■ **To be done**:
Of the lines below, how many hold the string "this"? Give only the number.

■ **Dataset entries**:
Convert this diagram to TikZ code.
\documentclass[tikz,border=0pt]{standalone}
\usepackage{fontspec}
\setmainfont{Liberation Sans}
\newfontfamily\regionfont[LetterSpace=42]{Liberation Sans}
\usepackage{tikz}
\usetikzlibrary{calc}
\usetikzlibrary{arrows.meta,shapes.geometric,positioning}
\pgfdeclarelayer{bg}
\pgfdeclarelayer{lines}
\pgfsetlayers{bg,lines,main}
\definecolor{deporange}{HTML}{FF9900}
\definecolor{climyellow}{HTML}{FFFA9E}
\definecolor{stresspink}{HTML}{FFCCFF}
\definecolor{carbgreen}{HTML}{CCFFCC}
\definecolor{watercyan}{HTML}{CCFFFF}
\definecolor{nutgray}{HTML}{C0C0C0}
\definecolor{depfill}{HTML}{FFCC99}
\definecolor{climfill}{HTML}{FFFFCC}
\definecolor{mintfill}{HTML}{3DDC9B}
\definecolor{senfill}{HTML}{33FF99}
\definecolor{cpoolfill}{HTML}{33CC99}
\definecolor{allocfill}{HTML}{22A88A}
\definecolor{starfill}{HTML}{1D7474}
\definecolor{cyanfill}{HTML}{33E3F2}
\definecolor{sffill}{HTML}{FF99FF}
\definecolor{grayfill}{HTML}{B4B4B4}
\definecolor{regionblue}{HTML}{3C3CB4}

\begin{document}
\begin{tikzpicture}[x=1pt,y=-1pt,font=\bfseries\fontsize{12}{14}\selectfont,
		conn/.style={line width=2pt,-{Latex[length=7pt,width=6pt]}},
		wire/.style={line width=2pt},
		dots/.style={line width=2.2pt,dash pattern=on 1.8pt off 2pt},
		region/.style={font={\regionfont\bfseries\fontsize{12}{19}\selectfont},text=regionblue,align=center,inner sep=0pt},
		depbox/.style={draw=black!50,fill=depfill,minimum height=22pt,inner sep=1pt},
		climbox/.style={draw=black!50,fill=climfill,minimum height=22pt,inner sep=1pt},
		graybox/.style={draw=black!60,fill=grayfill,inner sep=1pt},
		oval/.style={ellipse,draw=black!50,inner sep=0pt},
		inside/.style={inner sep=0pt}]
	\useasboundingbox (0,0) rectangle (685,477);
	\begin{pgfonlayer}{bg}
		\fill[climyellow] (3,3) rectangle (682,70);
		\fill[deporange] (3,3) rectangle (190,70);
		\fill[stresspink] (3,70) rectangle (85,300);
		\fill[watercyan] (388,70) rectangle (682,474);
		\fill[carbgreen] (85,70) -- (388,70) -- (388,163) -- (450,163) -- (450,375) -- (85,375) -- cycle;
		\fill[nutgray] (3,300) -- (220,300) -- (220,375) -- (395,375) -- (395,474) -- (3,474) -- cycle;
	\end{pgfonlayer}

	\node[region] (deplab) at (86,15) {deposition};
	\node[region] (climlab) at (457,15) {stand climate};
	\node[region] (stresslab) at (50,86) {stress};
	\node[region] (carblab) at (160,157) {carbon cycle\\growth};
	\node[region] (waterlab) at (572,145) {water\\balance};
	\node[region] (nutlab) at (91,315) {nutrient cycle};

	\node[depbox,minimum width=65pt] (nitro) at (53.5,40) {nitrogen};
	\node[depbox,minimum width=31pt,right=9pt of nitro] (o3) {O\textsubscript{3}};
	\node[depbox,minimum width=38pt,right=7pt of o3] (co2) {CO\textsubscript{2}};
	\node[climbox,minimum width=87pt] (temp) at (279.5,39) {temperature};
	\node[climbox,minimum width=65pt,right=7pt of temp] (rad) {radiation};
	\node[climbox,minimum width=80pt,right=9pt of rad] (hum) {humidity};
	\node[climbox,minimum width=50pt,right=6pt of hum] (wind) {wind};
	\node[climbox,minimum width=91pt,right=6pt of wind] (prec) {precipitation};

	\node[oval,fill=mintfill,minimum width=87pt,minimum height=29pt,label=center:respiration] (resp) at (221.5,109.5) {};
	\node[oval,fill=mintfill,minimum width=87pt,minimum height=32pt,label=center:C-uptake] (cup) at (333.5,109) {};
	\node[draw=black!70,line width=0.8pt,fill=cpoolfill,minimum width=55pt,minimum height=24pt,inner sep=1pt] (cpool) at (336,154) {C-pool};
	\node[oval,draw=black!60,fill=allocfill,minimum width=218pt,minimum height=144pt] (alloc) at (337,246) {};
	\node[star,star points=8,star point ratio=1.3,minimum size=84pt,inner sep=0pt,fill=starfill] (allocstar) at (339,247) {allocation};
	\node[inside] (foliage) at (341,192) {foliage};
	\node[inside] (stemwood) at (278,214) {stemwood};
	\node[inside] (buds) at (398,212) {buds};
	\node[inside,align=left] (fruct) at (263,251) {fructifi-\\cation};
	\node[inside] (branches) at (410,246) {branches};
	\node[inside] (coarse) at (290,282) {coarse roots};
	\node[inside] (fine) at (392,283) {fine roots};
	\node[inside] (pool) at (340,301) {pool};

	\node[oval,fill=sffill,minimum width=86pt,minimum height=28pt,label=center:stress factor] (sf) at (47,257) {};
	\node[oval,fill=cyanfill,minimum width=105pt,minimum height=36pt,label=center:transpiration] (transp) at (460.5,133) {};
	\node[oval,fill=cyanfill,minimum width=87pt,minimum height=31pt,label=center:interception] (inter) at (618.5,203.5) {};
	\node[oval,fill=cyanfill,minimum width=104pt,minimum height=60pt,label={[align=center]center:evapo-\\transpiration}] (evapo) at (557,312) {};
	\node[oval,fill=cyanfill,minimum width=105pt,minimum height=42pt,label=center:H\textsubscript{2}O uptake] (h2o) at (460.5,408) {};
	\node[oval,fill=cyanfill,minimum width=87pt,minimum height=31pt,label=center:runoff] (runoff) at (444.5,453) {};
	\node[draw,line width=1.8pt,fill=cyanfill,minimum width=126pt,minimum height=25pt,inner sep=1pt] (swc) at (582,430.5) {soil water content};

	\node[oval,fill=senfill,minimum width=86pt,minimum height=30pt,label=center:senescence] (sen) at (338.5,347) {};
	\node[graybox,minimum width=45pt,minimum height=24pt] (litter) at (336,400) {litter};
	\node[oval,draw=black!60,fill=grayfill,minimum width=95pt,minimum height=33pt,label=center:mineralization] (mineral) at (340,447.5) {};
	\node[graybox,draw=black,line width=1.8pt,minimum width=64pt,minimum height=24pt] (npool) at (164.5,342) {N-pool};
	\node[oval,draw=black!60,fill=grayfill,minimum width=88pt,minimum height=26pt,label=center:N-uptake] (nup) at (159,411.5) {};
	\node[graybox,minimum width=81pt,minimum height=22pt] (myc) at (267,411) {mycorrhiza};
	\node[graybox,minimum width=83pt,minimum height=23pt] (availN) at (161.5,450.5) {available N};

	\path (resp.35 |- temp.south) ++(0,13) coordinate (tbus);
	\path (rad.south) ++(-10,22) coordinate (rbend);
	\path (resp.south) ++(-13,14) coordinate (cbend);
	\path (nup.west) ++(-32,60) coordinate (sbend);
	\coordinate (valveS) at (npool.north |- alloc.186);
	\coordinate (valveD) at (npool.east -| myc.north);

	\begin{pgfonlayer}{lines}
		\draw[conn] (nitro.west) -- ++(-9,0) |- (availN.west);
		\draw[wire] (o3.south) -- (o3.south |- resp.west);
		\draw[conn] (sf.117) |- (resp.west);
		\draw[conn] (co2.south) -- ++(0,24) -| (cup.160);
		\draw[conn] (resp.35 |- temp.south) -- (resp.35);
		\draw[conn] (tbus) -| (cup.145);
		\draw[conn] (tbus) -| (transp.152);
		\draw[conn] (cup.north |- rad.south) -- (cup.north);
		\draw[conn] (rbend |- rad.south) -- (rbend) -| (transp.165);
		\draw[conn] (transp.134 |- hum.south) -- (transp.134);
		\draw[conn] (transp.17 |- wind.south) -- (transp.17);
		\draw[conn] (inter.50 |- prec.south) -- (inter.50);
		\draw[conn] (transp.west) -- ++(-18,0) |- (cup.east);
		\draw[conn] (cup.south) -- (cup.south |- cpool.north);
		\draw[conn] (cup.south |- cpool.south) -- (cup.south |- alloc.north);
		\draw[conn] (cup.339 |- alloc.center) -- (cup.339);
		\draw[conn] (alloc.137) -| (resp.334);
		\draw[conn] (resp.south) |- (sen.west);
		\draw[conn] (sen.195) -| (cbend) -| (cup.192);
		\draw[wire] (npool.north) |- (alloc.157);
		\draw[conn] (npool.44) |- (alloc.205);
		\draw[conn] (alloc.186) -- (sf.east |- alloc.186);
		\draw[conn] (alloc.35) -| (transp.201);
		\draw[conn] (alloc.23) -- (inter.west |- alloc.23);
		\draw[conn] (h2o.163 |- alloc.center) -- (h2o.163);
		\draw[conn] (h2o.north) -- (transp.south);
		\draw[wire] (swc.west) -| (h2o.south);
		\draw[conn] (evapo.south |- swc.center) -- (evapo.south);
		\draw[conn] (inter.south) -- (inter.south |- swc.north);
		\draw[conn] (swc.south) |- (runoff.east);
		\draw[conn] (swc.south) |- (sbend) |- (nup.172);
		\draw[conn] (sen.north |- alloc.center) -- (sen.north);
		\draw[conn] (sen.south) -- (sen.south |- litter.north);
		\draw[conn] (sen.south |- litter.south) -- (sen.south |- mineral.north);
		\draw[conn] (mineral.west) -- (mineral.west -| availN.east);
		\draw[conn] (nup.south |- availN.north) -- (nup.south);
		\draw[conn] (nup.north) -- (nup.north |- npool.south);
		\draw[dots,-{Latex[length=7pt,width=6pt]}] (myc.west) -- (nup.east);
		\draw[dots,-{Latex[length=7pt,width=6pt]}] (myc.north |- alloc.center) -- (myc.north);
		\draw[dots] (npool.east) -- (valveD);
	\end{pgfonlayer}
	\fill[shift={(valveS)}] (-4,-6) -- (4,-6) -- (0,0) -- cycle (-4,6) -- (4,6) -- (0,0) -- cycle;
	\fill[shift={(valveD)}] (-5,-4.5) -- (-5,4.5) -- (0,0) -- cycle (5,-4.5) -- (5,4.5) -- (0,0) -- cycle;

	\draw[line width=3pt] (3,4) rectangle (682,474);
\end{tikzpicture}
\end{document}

==

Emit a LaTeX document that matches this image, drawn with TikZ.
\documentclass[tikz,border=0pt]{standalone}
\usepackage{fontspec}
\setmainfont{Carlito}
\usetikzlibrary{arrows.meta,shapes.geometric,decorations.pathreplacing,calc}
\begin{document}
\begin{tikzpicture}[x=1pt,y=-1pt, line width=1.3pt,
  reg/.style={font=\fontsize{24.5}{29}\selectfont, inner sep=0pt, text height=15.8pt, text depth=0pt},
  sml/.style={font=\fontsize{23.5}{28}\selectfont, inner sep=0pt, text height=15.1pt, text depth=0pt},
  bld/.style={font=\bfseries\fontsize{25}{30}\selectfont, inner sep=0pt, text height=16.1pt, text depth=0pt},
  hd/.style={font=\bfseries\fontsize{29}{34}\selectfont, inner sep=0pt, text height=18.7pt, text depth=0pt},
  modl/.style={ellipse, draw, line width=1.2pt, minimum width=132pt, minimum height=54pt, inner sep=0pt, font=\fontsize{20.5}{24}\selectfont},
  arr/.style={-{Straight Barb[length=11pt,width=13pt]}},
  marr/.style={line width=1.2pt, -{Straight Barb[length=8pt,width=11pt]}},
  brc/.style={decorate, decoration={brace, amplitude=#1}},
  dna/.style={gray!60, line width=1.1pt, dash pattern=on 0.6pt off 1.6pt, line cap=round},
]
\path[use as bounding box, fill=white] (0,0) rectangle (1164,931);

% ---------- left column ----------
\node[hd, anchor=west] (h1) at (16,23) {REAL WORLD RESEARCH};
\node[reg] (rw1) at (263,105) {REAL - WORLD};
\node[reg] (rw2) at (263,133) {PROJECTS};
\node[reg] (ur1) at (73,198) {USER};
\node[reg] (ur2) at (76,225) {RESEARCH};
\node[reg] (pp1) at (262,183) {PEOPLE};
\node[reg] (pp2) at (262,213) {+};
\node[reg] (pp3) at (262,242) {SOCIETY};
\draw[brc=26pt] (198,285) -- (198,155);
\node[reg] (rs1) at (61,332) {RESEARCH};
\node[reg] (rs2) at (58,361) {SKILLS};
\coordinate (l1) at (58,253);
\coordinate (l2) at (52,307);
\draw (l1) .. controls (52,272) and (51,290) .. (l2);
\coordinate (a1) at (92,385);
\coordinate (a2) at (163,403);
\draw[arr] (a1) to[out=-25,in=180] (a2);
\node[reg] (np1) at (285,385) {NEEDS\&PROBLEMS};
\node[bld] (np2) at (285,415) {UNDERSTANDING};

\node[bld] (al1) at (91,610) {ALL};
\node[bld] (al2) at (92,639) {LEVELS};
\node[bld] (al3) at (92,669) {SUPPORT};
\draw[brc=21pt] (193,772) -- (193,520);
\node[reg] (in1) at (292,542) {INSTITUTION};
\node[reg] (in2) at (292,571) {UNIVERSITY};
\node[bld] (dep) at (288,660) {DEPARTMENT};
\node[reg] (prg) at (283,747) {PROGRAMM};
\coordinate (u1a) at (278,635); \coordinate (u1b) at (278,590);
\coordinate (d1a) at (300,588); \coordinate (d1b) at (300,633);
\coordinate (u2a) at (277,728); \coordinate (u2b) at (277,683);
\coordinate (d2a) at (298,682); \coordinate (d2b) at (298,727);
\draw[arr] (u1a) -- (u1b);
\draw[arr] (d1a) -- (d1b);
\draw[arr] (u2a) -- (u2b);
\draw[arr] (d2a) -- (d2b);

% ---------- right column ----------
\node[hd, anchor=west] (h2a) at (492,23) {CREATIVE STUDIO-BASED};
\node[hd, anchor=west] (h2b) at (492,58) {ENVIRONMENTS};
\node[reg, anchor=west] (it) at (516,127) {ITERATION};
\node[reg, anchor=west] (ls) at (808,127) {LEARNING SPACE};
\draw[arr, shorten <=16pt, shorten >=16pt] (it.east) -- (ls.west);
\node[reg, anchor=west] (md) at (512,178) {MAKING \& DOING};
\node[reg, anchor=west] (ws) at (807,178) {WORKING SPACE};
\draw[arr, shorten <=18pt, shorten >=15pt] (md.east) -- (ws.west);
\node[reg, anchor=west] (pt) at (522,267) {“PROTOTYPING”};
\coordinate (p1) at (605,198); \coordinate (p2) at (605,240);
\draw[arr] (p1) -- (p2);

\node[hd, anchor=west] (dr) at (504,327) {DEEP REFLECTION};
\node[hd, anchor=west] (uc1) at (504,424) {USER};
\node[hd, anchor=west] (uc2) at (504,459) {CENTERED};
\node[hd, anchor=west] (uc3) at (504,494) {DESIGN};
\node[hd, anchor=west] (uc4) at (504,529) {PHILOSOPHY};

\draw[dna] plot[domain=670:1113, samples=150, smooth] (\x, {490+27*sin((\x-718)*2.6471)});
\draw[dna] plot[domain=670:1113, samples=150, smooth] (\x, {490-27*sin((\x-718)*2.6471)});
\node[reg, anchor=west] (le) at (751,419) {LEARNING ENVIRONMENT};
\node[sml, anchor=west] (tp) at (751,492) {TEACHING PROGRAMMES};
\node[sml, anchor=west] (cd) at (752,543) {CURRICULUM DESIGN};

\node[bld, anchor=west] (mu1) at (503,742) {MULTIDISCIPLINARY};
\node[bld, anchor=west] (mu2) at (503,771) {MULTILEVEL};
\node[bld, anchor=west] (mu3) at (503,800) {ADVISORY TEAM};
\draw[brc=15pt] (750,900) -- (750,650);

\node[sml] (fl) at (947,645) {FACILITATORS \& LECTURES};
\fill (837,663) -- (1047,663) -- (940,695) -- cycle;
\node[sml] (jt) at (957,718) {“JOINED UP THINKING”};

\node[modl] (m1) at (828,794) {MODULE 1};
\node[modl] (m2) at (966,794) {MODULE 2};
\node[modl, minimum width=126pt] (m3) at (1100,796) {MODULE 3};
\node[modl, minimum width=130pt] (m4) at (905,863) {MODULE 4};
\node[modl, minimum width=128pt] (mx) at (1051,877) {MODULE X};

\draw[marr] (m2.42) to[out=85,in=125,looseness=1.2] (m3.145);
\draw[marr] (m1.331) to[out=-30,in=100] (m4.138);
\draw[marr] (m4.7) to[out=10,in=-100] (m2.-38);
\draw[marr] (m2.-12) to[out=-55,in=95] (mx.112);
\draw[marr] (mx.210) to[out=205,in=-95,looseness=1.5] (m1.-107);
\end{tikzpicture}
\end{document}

■ **Answer below**:
2